Please note that we attempted to abide by the principles for use of Control Variables, set out by Bernerth and Aguinis (2016). They recommend that control variables should only be included in a study if they can be theoretically justified, are central to our hypothesis testing in terms of focal variables, already have an empirically established relationship with focal variables, and affect results to the extent that they offer an alternative explanation. As such, and in order to heighten power and parsimony in model fit, we did not include the other personality characteristics from the HPI as control variables in any of our models. The reader may like to know however, that we did run all of our models with personality characteristics as controls, just to test the impact they had on results. In no model were our findings challenged by the inclusion of the other FFM characteristics. Only one factor (Neuroticism – HPI Adjustment) showed a significant relationship with an outcome, and this was for Momentary NA in Model 2. However, this did not negate the effects of our predictor variables and interaction term, and so was not included in our final model, as we had no interest in this study in testing or confirming the relationship between Neuroticism and Affect.
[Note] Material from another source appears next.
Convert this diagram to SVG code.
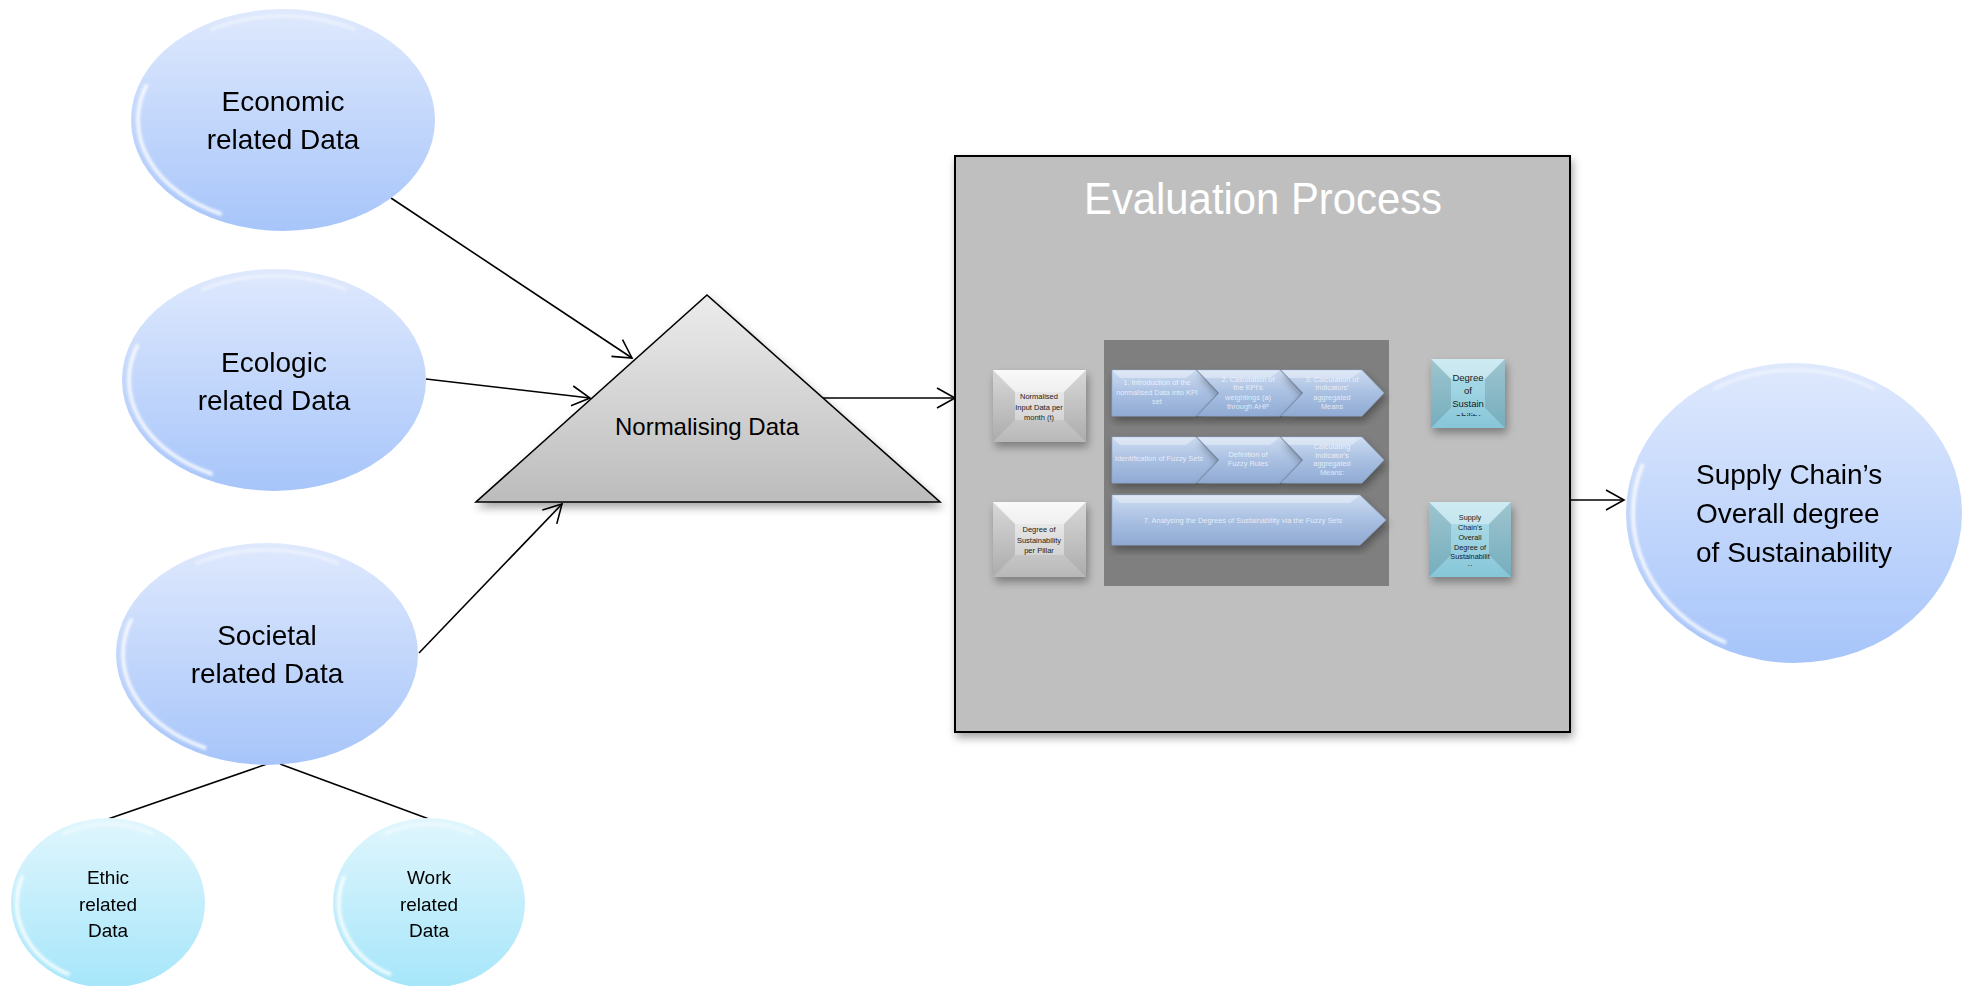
<svg xmlns="http://www.w3.org/2000/svg" width="1963" height="986" viewBox="0 0 1963 986">
<defs>
  <linearGradient id="gBlue" x1="0" y1="0" x2="0" y2="1">
    <stop offset="0" stop-color="#dfe9fd"/>
    <stop offset="1" stop-color="#a7c5fa"/>
  </linearGradient>
  <linearGradient id="gCyan" x1="0" y1="0" x2="0" y2="1">
    <stop offset="0" stop-color="#e0f6fd"/>
    <stop offset="1" stop-color="#a6e6fa"/>
  </linearGradient>
  <linearGradient id="gTri" x1="0" y1="0" x2="0" y2="1">
    <stop offset="0" stop-color="#ececec"/>
    <stop offset="1" stop-color="#bcbcbc"/>
  </linearGradient>
  <linearGradient id="gGrayBox" x1="0" y1="0" x2="0" y2="1">
    <stop offset="0" stop-color="#f6f6f6"/>
    <stop offset="1" stop-color="#c4c4c4"/>
  </linearGradient>
  <linearGradient id="gTeal" x1="0" y1="0" x2="0" y2="1">
    <stop offset="0" stop-color="#b4e0ec"/>
    <stop offset="1" stop-color="#86c6d8"/>
  </linearGradient>
  <linearGradient id="gChev" x1="0" y1="0" x2="0" y2="1">
    <stop offset="0" stop-color="#cddcf1"/>
    <stop offset="0.5" stop-color="#a9c0e2"/>
    <stop offset="1" stop-color="#90aad3"/>
  </linearGradient>
  <filter id="shadow" x="-10%" y="-10%" width="125%" height="130%">
    <feDropShadow dx="2" dy="5" stdDeviation="4" flood-color="#000" flood-opacity="0.35"/>
  </filter>
  <filter id="blur2" x="-20%" y="-20%" width="140%" height="140%">
    <feGaussianBlur stdDeviation="1.5"/>
  </filter>
  <marker id="arrow" markerUnits="userSpaceOnUse" markerWidth="22" markerHeight="24" refX="20" refY="12" orient="auto">
    <path d="M2,2 L20,12 L2,22" fill="none" stroke="#000" stroke-width="1.6"/>
  </marker>
  <clipPath id="clipDeg"><rect x="1431" y="359" width="74" height="57"/></clipPath>
  <clipPath id="clipSup"><rect x="1429" y="502" width="82" height="64"/></clipPath>
</defs>
<style>
  .big { font-family: "Liberation Sans", Arial, sans-serif; font-size: 28px; fill: #000; text-anchor: middle; }
  .bigL { font-family: "Liberation Sans", Arial, sans-serif; font-size: 28px; fill: #000; text-anchor: start; }
  .small { font-family: "Liberation Sans", Arial, sans-serif; font-size: 19px; fill: #000; text-anchor: middle; }
  .blueEll { fill: url(#gBlue); }
  .cyanEll { fill: url(#gCyan); }
  .gl { fill: none; stroke: #ffffff; stroke-width: 3.5px; opacity: 0.9; vector-effect: non-scaling-stroke; }
  .gt { fill: none; stroke: #ffffff; stroke-width: 3px; opacity: 0.5; vector-effect: non-scaling-stroke; }
  .conn { stroke: #000; stroke-width: 1.6; fill: none; }
  .boxTxt { font-family: "Liberation Sans", Arial, sans-serif; font-size: 7.5px; fill: #1a1a1a; text-anchor: middle; }
  .chevTxt { font-family: "Liberation Sans", Arial, sans-serif; font-size: 7.4px; fill: #ffffff; fill-opacity: 0.72; text-anchor: middle; }
  .chev { fill: url(#gChev); stroke: #8aa4cc; stroke-width: 0.6; filter: url(#shadow); }
  .hl { fill: #ffffff; opacity: 0.35; }
  .dk { fill: #000000; opacity: 0.12; }
</style>

<g id="connectors">
  <line class="conn" x1="391" y1="198" x2="632" y2="358" marker-end="url(#arrow)"/>
  <line class="conn" x1="426" y1="379" x2="590" y2="398" marker-end="url(#arrow)"/>
  <line class="conn" x1="419" y1="653" x2="562" y2="504" marker-end="url(#arrow)"/>
  <line class="conn" x1="823" y1="398" x2="955" y2="398" marker-end="url(#arrow)"/>
  <line class="conn" x1="1570" y1="500" x2="1624" y2="500" marker-end="url(#arrow)"/>
  <line class="conn" x1="267" y1="764" x2="108" y2="819"/>
  <line class="conn" x1="280" y1="764" x2="429" y2="819"/>
</g>

<g id="economic">
  <ellipse class="blueEll" cx="283" cy="120" rx="152" ry="111"/>
  <g filter="url(#blur2)">
    <path class="gl" d="M-0.9397,-0.342 A1,1 0 0 0 -0.4226,0.9063" transform="translate(283,120) scale(145,104)"/>
    <path class="gt" d="M-0.5,-0.866 A1,1 0 0 1 0.5,-0.866" transform="translate(283,120) scale(145,104)"/>
  </g>
  <text class="big" x="283" y="111">Economic</text>
  <text class="big" x="283" y="149">related Data</text>
</g>

<g id="ecologic">
  <ellipse class="blueEll" cx="274" cy="380" rx="152" ry="111"/>
  <g filter="url(#blur2)">
    <path class="gl" d="M-0.9397,-0.342 A1,1 0 0 0 -0.4226,0.9063" transform="translate(274,380) scale(145,104)"/>
    <path class="gt" d="M-0.5,-0.866 A1,1 0 0 1 0.5,-0.866" transform="translate(274,380) scale(145,104)"/>
  </g>
  <text class="big" x="274" y="372">Ecologic</text>
  <text class="big" x="274" y="410">related Data</text>
</g>

<g id="societal">
  <ellipse class="blueEll" cx="267" cy="654" rx="151" ry="111"/>
  <g filter="url(#blur2)">
    <path class="gl" d="M-0.9397,-0.342 A1,1 0 0 0 -0.4226,0.9063" transform="translate(267,654) scale(144,104)"/>
    <path class="gt" d="M-0.5,-0.866 A1,1 0 0 1 0.5,-0.866" transform="translate(267,654) scale(144,104)"/>
  </g>
  <text class="big" x="267" y="645">Societal</text>
  <text class="big" x="267" y="683">related Data</text>
</g>

<g id="ethic">
  <ellipse class="cyanEll" cx="108" cy="903" rx="97" ry="85"/>
  <g filter="url(#blur2)">
    <path class="gl" d="M-0.9397,-0.342 A1,1 0 0 0 -0.4226,0.9063" transform="translate(108,903) scale(91,79)"/>
    <path class="gt" d="M-0.5,-0.866 A1,1 0 0 1 0.5,-0.866" transform="translate(108,903) scale(91,79)"/>
  </g>
  <text class="small" x="108" y="884">Ethic</text>
  <text class="small" x="108" y="911">related</text>
  <text class="small" x="108" y="937">Data</text>
</g>

<g id="work">
  <ellipse class="cyanEll" cx="429" cy="903" rx="96" ry="85"/>
  <g filter="url(#blur2)">
    <path class="gl" d="M-0.9397,-0.342 A1,1 0 0 0 -0.4226,0.9063" transform="translate(429,903) scale(90,79)"/>
    <path class="gt" d="M-0.5,-0.866 A1,1 0 0 1 0.5,-0.866" transform="translate(429,903) scale(90,79)"/>
  </g>
  <text class="small" x="429" y="884">Work</text>
  <text class="small" x="429" y="911">related</text>
  <text class="small" x="429" y="937">Data</text>
</g>

<g id="normalising">
  <polygon points="707,295 476,502 940,502" fill="url(#gTri)" stroke="#000" stroke-width="1.6" filter="url(#shadow)"/>
  <text x="707" y="435" font-family="Liberation Sans, Arial, sans-serif" font-size="24" text-anchor="middle" fill="#000">Normalising Data</text>
</g>

<g id="evaluation">
  <rect x="955" y="156" width="615" height="576" fill="#bfbfbf" stroke="#000" stroke-width="2" filter="url(#shadow)"/>
  <text x="1263" y="214" font-family="Liberation Sans, Arial, sans-serif" font-size="45" text-anchor="middle" fill="#ffffff" textLength="358" lengthAdjust="spacingAndGlyphs">Evaluation Process</text>
  <rect x="1104" y="340" width="285" height="246" fill="#7f7f7f"/>
</g>

<g id="input-box">
  <rect x="993" y="370" width="93" height="72" fill="url(#gGrayBox)" filter="url(#shadow)"/>
  <polygon class="hl" points="993,370 1086,370 1064,392 1015,392"/>
  <polygon class="dk" points="993,370 1015,392 1015,420 993,442"/>
  <polygon class="dk" points="1086,370 1064,392 1064,420 1086,442"/>
  <polygon fill="#000" opacity="0.06" points="993,442 1015,420 1064,420 1086,442"/>
  <text class="boxTxt" x="1039" y="399">Normalised</text>
  <text class="boxTxt" x="1039" y="409.5">Input Data per</text>
  <text class="boxTxt" x="1039" y="420">month (t)</text>
</g>

<g id="pillar-box">
  <rect x="993" y="502" width="93" height="75" fill="url(#gGrayBox)" filter="url(#shadow)"/>
  <polygon class="hl" points="993,502 1086,502 1064,524 1015,524"/>
  <polygon class="dk" points="993,502 1015,524 1015,555 993,577"/>
  <polygon class="dk" points="1086,502 1064,524 1064,555 1086,577"/>
  <polygon fill="#000" opacity="0.06" points="993,577 1015,555 1064,555 1086,577"/>
  <text class="boxTxt" x="1039" y="532">Degree of</text>
  <text class="boxTxt" x="1039" y="542.5">Sustainability</text>
  <text class="boxTxt" x="1039" y="553">per Pillar</text>
</g>

<g id="step1">
  <polygon class="chev" points="1112,370 1196,370 1218,393 1196,416 1112,416"/>
  <polygon class="hl" points="1112,370 1196,370 1186,378 1120,378"/>
  <text class="chevTxt" x="1157" y="385">1. Introduction of the</text>
  <text class="chevTxt" x="1157" y="394.5">normalised Data into KPI</text>
  <text class="chevTxt" x="1157" y="404">set</text>
</g>
<g id="step2">
  <polygon class="chev" points="1197,370 1280,370 1302,393 1280,416 1197,416 1219,393"/>
  <polygon class="hl" points="1197,370 1280,370 1270,378 1205,378"/>
  <text class="chevTxt" x="1248" y="381.5">2. Calculation of</text>
  <text class="chevTxt" x="1248" y="390">the KPI's</text>
  <text class="chevTxt" x="1248" y="399.5">weightings (a)</text>
  <text class="chevTxt" x="1248" y="408.5">through AHP</text>
</g>
<g id="step3">
  <polygon class="chev" points="1281,370 1362,370 1384,393 1362,416 1281,416 1303,393"/>
  <polygon class="hl" points="1281,370 1362,370 1352,378 1289,378"/>
  <text class="chevTxt" x="1332" y="381.5">3. Calculation of</text>
  <text class="chevTxt" x="1332" y="390">Indicators'</text>
  <text class="chevTxt" x="1332" y="399.5">aggregated</text>
  <text class="chevTxt" x="1332" y="408.5">Means</text>
</g>
<g id="step4">
  <polygon class="chev" points="1112,437 1196,437 1218,460 1196,483 1112,483"/>
  <polygon class="hl" points="1112,437 1196,437 1186,445 1120,445"/>
  <text class="chevTxt" x="1159" y="461">Identification of Fuzzy Sets</text>
</g>
<g id="step5">
  <polygon class="chev" points="1197,437 1280,437 1302,460 1280,483 1197,483 1219,460"/>
  <polygon class="hl" points="1197,437 1280,437 1270,445 1205,445"/>
  <text class="chevTxt" x="1248" y="457">Definition of</text>
  <text class="chevTxt" x="1248" y="466">Fuzzy Rules</text>
</g>
<g id="step6">
  <polygon class="chev" points="1281,437 1362,437 1384,460 1362,483 1281,483 1303,460"/>
  <polygon class="hl" points="1281,437 1362,437 1352,445 1289,445"/>
  <text class="chevTxt" x="1332" y="449">Calculating</text>
  <text class="chevTxt" x="1332" y="457.5">Indicator's</text>
  <text class="chevTxt" x="1332" y="466">aggregated</text>
  <text class="chevTxt" x="1332" y="475">Means:</text>
</g>
<g id="step7">
  <polygon class="chev" points="1112,495 1360,495 1386,520 1360,545 1112,545"/>
  <polygon class="hl" points="1112,495 1360,495 1350,503 1120,503"/>
  <text class="chevTxt" x="1243" y="523">7. Analysing the Degrees of Sustainability via the Fuzzy Sets</text>
</g>

<g id="degree-box">
  <rect x="1431" y="359" width="74" height="69" fill="url(#gTeal)" filter="url(#shadow)"/>
  <polygon class="hl" points="1431,359 1505,359 1485,379 1451,379"/>
  <polygon class="dk" points="1431,359 1451,379 1451,408 1431,428"/>
  <polygon class="dk" points="1505,359 1485,379 1485,408 1505,428"/>
  <g clip-path="url(#clipDeg)" font-family="Liberation Sans, Arial, sans-serif" font-size="9.5" text-anchor="middle" fill="#1a1a1a">
    <text x="1468" y="381">Degree</text>
    <text x="1468" y="394">of</text>
    <text x="1468" y="407">Sustain</text>
    <text x="1468" y="420">ability</text>
  </g>
</g>

<g id="overall-box">
  <rect x="1429" y="502" width="82" height="75" fill="url(#gTeal)" filter="url(#shadow)"/>
  <polygon class="hl" points="1429,502 1511,502 1489,524 1451,524"/>
  <polygon class="dk" points="1429,502 1451,524 1451,555 1429,577"/>
  <polygon class="dk" points="1511,502 1489,524 1489,555 1511,577"/>
  <g clip-path="url(#clipSup)" font-family="Liberation Sans, Arial, sans-serif" font-size="7.3" text-anchor="middle" fill="#1a1a1a">
    <text x="1470" y="520">Supply</text>
    <text x="1470" y="529.5">Chain's</text>
    <text x="1470" y="539.5">Overall</text>
    <text x="1470" y="549.5">Degree of</text>
    <text x="1470" y="559">Sustainabilit</text>
    <text x="1470" y="569">y</text>
  </g>
</g>

<g id="supply-chain">
  <ellipse class="blueEll" cx="1794" cy="513" rx="168" ry="150"/>
  <g filter="url(#blur2)">
    <path class="gl" d="M-0.9397,-0.342 A1,1 0 0 0 -0.4226,0.9063" transform="translate(1794,513) scale(161,143)"/>
    <path class="gt" d="M-0.5,-0.866 A1,1 0 0 1 0.5,-0.866" transform="translate(1794,513) scale(161,143)"/>
  </g>
  <text class="bigL" x="1696" y="484">Supply Chain’s</text>
  <text class="bigL" x="1696" y="523">Overall degree</text>
  <text class="bigL" x="1696" y="562">of Sustainability</text>
</g>
</svg>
Retrospective ratings of affect are commonly used in well‐being measurement (where people rate how they felt over the course of the past day or week, for example). Because ‘Before NA’ is rated by participants at the same time as ‘Momentary NA’ we are mindful that ratings may take the form of a comparison, whereby the scores given may reflect the participant implicitly comparing ‘how do I feel now compared to then’. This may give a relative, rather than absolute, value of affect.